Определяя главные направления, суть и итоги проводимых Хрущевым реформ, следует иметь в виду, что их целью ставилось лишь усовершенствование существующей системы, а не ее коренное изменение. Реформы задумывались как системоулучшающие, но при их реализации уже тогда возникла неосознанная проблема неэффективности всего комплекса основополагающих структур. Правда, осознать эту проблему было очень трудно, так как система еще располагала известными резервами. Частичное раскрепощение колхозников, поворот в сторону социальных нужд, использование, хотя и ограниченное, материальных стимулов способствовали на первых порах экономическому росту. Можно было опираться и на энтузиазм людей, верящих в социализм, в наступление лучших времен, тем более, что проводились в жизнь некоторые программы подъема жизненного уровня. Но ни вожди, ни общество не были тогда готовы к радикальным переменам. Сменившие Сталина руководители не мыслили себя и своих отношений с обществом вне той системы, внутри которой они сформировались и выдвинулись. Свои задачи они ограничивали тем, чтобы заменить не оправдавшие себя и дискредитированные установления или дающие сбой отдельные узлы, починить и подмазать сложившийся механизм. Но поскольку система, созданная при определенных обстоятельствах и требующая определенного типа руководителя (вождя), не могла уже функционировать по-прежнему в изменившихся условиях, то попытки модернизировать ее, преобразовать из тоталитарной в авторитарную несли с неизбежностью и тенденцию к саморазрушению. Это, конечно, пугало тех, кто был наверху, кто «стоял у руля», кто не мог освободиться от идеологических догм. Поэтому они то и дело нажимали на тормоза, делали попятные шаги.
В партии, да и в обществе продолжал господствовать сталинский менталитет, сложившаяся в 20-40-е годы система ценностей с ее исходными положениями о социализме и коммунизме. К числу не подвергаемых сомнению приоритетов относились монополия государственно-кооперативной собственности, преимущество крупного производства перед мелким, колхозно-совхозного перед частным, государственной торговли над рыночной, ведущая роль тяжелой промышленности по сравнению с производством средств потребления. План и отчет, а не экономический интерес продолжали быть двигателями народного хозяйства.
Общество не мыслилось без жесткого планирования и руководящей роли партийных комитетов во всех сферах жизни, включая личные судьбы людей.
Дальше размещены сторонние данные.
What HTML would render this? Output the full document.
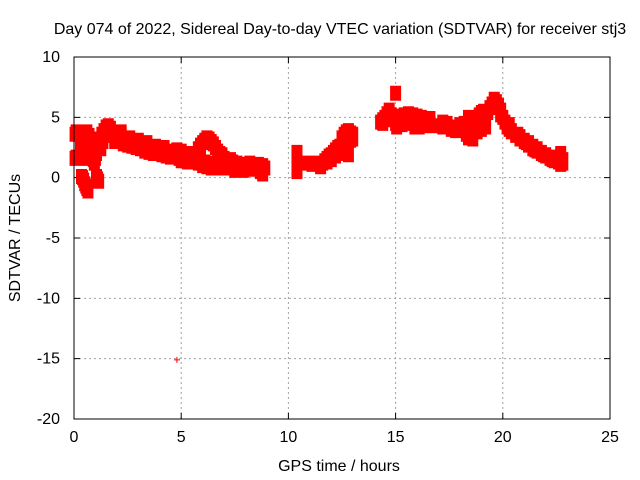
<!DOCTYPE html>
<html><head><meta charset="utf-8"><style>
body{margin:0;background:#fff;}
svg{display:block;font-family:"Liberation Sans",sans-serif;}
</style></head><body>
<svg id="chart" width="640" height="480" viewBox="0 0 640 480">
<rect width="640" height="480" fill="#fff"/>
<text x="340" y="34" font-size="16" text-anchor="middle">Day 074 of 2022, Sidereal Day-to-day VTEC variation (SDTVAR) for receiver stj3</text>
<g id="grid"></g>
<g id="ticks"></g>
<g id="marks"></g>
<rect x="74" y="57" width="536" height="362" fill="none" stroke="#000" stroke-width="1"/>
<text x="339" y="471" font-size="16" text-anchor="middle">GPS time / hours</text>
<text x="20" y="238" font-size="16" text-anchor="middle" transform="rotate(-90 20 238)">SDTVAR / TECUs</text>
</svg>
<script>
const xTicks=[0,5,10,15,20,25];
const yTicks=[10,5,0,-5,-10,-15,-20];
const hours=[0.05,0.1,0.2,0.3,0.4,0.5,0.6,0.7,0.8,0.05,0.1,0.2,0.3,0.4,0.5,0.6,0.3,0.45,0.55,0.7,0.8,0.9,0.6,0.5,0.45,0.4,0.5,0.6,0.7,0.35,0.4,0.45,0.5,0.55,0.6,0.65,1.05,1.1,1.15,1.0,1.1,1.2,1.3,1.4,1.5,1.6,1.7,1.25,1.35,1.45,1.55,0.9,0.95,1.0,1.05,
1.8,1.9,2.0,2.1,2.2,2.4,2.6,2.8,3.0,3.2,3.4,3.6,3.8,4.0,4.2,4.4,4.6,1.9,2.1,2.3,2.5,2.7,2.9,3.1,3.3,3.5,3.7,3.9,4.1,4.3,4.5,2.2,2.6,3.0,3.4,3.8,4.2,
4.7,4.8,4.9,5.0,5.1,5.2,5.3,5.4,5.5,4.8,5.0,5.2,5.4,5.6,
5.7,5.8,5.9,6.0,6.1,6.2,6.3,6.4,6.5,6.6,6.7,6.8,6.9,7.0,7.1,7.2,7.3,7.4,5.8,6.0,6.2,6.4,6.6,6.8,7.0,7.2,7.4,5.9,6.1,6.3,6.5,6.7,6.9,7.1,7.3,
7.5,7.7,7.9,8.1,8.3,8.5,8.7,8.9,7.6,7.8,8.0,8.2,8.4,8.6,8.8,7.5,7.9,8.3,8.7,8.8,
10.4,10.4,10.4,10.4,10.9,11.1,11.3,
11.5,11.6,11.7,11.8,11.9,12.0,12.1,12.2,12.3,12.4,12.5,12.6,11.8,12.0,12.2,12.4,12.6,12.5,12.6,12.7,12.8,12.9,13.0,12.6,12.7,12.8,12.9,13.0,12.4,12.6,12.8,
14.3,14.4,14.5,14.6,14.7,14.8,14.9,15.0,14.4,14.6,14.8,15.0,15.0,15.2,15.4,15.6,15.8,16.0,16.2,16.4,16.6,15.3,15.5,15.7,15.9,16.1,16.3,15.9,16.1,16.3,16.5,15.05,15.05,
17.0,17.2,17.4,17.6,17.8,18.0,17.2,17.4,17.6,17.8,18.0,18.2,18.3,18.4,18.5,18.6,18.7,18.8,18.9,19.0,19.1,19.2,19.3,19.4,19.5,19.6,19.7,19.8,19.9,18.3,18.4,18.6,18.8,19.0,19.2,18.4,18.2,18.3,18.4,18.5,19.5,19.6,19.7,19.8,19.9,
20.0,20.1,20.2,20.3,20.4,20.6,20.8,21.0,21.2,21.4,21.6,21.8,22.0,22.2,22.4,22.6,22.8,20.2,20.4,20.6,20.8,21.0,21.2,21.4,21.6,21.8,22.0,22.2,22.4,22.6,22.8,20.3,20.7,21.1,21.5,21.9,22.3,22.7,22.7,22.7,
4.8];
const values=[3.6,3.8,3.7,3.6,3.7,3.6,3.8,3.5,3.2,1.6,1.7,1.6,1.6,1.8,1.7,1.6,2.5,2.8,3.0,3.3,2.6,2.1,2.2,2.0,1.8,1.7,2.4,2.6,2.8,0.1,0.0,-0.2,-0.5,-0.7,-0.9,-1.1,0.1,-0.1,-0.3,2.3,2.8,3.2,3.6,3.9,4.2,4.3,4.1,2.4,3.0,3.5,3.8,1.5,1.2,1.6,2.0,
3.6,3.4,3.5,3.3,3.2,3.0,2.9,2.8,2.8,2.7,2.6,2.5,2.4,2.3,2.3,2.2,2.1,3.0,3.0,2.8,2.7,2.6,2.5,2.4,2.2,2.1,2.0,2.0,1.9,1.8,1.7,3.8,3.3,3.1,2.9,2.6,2.5,
2.0,1.8,1.6,1.4,1.9,1.7,1.3,1.5,1.6,2.3,2.2,2.0,1.9,1.8,
2.0,2.4,2.7,2.9,3.1,3.3,3.2,3.0,2.8,2.5,2.2,2.0,1.9,1.6,1.5,1.4,1.5,1.3,1.2,1.0,0.9,0.8,0.9,0.8,0.8,0.9,0.8,1.5,1.3,1.2,1.1,1.6,1.4,1.2,1.1,
1.0,0.9,0.9,0.8,0.9,0.8,0.7,0.8,1.2,1.1,1.0,1.2,1.0,1.1,1.0,0.6,0.6,0.7,0.5,0.3,
2.1,1.1,0.5,1.3,1.2,1.1,1.2,
0.9,1.2,1.4,1.6,1.8,1.9,2.1,2.3,2.5,2.6,2.8,3.0,1.3,1.5,1.8,2.1,2.4,3.3,3.6,3.8,3.9,3.7,3.6,2.2,2.5,2.8,3.1,3.2,2.0,2.0,1.9,
4.6,4.8,5.0,5.3,5.6,5.2,4.8,4.6,4.5,4.8,4.9,4.5,7.0,5.0,5.2,5.3,5.2,5.1,5.0,4.8,4.9,4.4,4.5,4.6,4.2,4.3,4.6,4.4,4.2,4.3,4.3,5.1,4.2,
4.3,4.2,4.4,4.2,4.0,4.4,4.6,4.5,4.0,3.9,4.3,4.5,4.5,4.7,4.3,4.4,4.8,5.0,5.2,5.4,5.5,5.3,5.4,5.8,6.1,6.4,6.3,6.0,5.6,3.6,3.3,3.2,3.8,4.0,4.2,5.0,4.1,4.0,4.3,4.6,5.8,6.5,6.2,5.8,5.2,
5.0,4.6,4.3,4.0,3.8,3.5,3.2,3.0,2.7,2.4,2.2,2.0,1.8,1.6,1.4,1.3,1.2,4.2,3.9,3.6,3.4,3.1,2.9,2.6,2.4,2.1,1.9,1.7,1.5,1.4,1.5,4.4,3.6,2.9,2.3,1.9,1.5,1.8,1.1,2.0,
-15.1];
const NS="http://www.w3.org/2000/svg";
const X0=74,X1=610,Y0=419,Y1=57;
function xs(h){return X0+(h-0)/(25-0)*(X1-X0);}
function ys(v){return Y0-(v-(-20))/(10-(-20))*(Y0-Y1);}
const grid=document.getElementById('grid'),ticks=document.getElementById('ticks'),marks=document.getElementById('marks');
xTicks.forEach(t=>{
  const x=xs(t);
  if(t>0&&t<25){const l=document.createElementNS(NS,'line');
  l.setAttribute('x1',x);l.setAttribute('x2',x);l.setAttribute('y1',Y1);l.setAttribute('y2',Y0);
  l.setAttribute('stroke','#a0a0a0');l.setAttribute('stroke-dasharray','2,3');
  
  
  grid.appendChild(l);}
  const tk=document.createElementNS(NS,'path');
  tk.setAttribute('d',`M${x},${Y0}v-6M${x},${Y1}v6`);tk.setAttribute('stroke','#000');
  
  
  ticks.appendChild(tk);
  const tx=document.createElementNS(NS,'text');
  tx.setAttribute('x',x);tx.setAttribute('y',Y0+23);tx.setAttribute('font-size','16');tx.setAttribute('text-anchor','middle');
  tx.textContent=t;
  
  
  ticks.appendChild(tx);
});
yTicks.forEach(t=>{
  const y=ys(t);
  if(t<10&&t>-20){const l=document.createElementNS(NS,'line');
  l.setAttribute('x1',X0);l.setAttribute('x2',X1);l.setAttribute('y1',y);l.setAttribute('y2',y);
  l.setAttribute('stroke','#a0a0a0');l.setAttribute('stroke-dasharray','2,3');
  
  
  grid.appendChild(l);}
  const tk=document.createElementNS(NS,'path');
  tk.setAttribute('d',`M${X0},${y}h6M${X1},${y}h-6`);tk.setAttribute('stroke','#000');
  
  
  ticks.appendChild(tk);
  const tx=document.createElementNS(NS,'text');
  tx.setAttribute('x',X0-14);tx.setAttribute('y',y+5);tx.setAttribute('font-size','16');tx.setAttribute('text-anchor','end');
  tx.textContent=t;
  
  
  ticks.appendChild(tx);
});
let d='';
for(let i=0;i<hours.length;i++){
  const x=xs(hours[i]),y=ys(values[i]);
  const big=i<hours.length-1;
  if(big){
    d+=`M${x-5},${y-7}h10v14h-10z`;
  } else {
    d+=`M${x-3},${y}h6M${x},${y-3}v6`;
  }
}
const p=document.createElementNS(NS,'path');
p.setAttribute('d',d);p.setAttribute('stroke','#ff0000');p.setAttribute('stroke-width','1');p.setAttribute('fill','#ff0000');


marks.appendChild(p);
</script>
</body></html>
Пути совершенствования системы определялись без должного представления, за что следует браться в первую очередь, какими темпами и в каких границах проводить преобразования. Начавшиеся реформы разрабатывались и принимались без рассмотрения каких-либо альтернативных или вариантных программ, научное или просто прагматическое обоснование их подменялось волевым решением. Они имели унифицирующую направленность и жестко регламентировались для проводящих их органов, учреждений, предприятий.
Среди руководителей всех рангов немало было и таких, кто вообще сомневался в необходимости реформ. Но главное заключалось в том, что все чиновники твердо усвоили: чтобы успешно продвигаться наверх, необходимо усердно подхватывать лозунги, не бояться брать любые (даже самые фантастические) обязательства и уметь отчитываться. Все, что вмещалось в сферу административно-бюрократической системы, было им под силу. То же, что выходило за эти рамки, было непривычным, непонятным, чуждым. Вот почему аппарат враждебно встречал реформы, даже если не предвидел их последствий, и всячески их саботировал.
И тем не менее, как отмечал А.Д. Сахаров, «после XX съезда КПСС система избавилась от крайностей и эксцессов сталинского периода, стала более «цивилизованной», с лицом если и не совсем человеческим, но, во всяком случае, не тигриным». Разоблачение культа личности способствовало десакрализации вождя. Но этим дело не ограничилось. Началась и десакрализация коммунистической идеи. Как ни парадоксально, важнейшую роль в этом сыграло принятие третьей программы партии, наглядно продемонстрировавшей утопичность основополагающей идеи, во имя и ради которой было создано само Советское государство.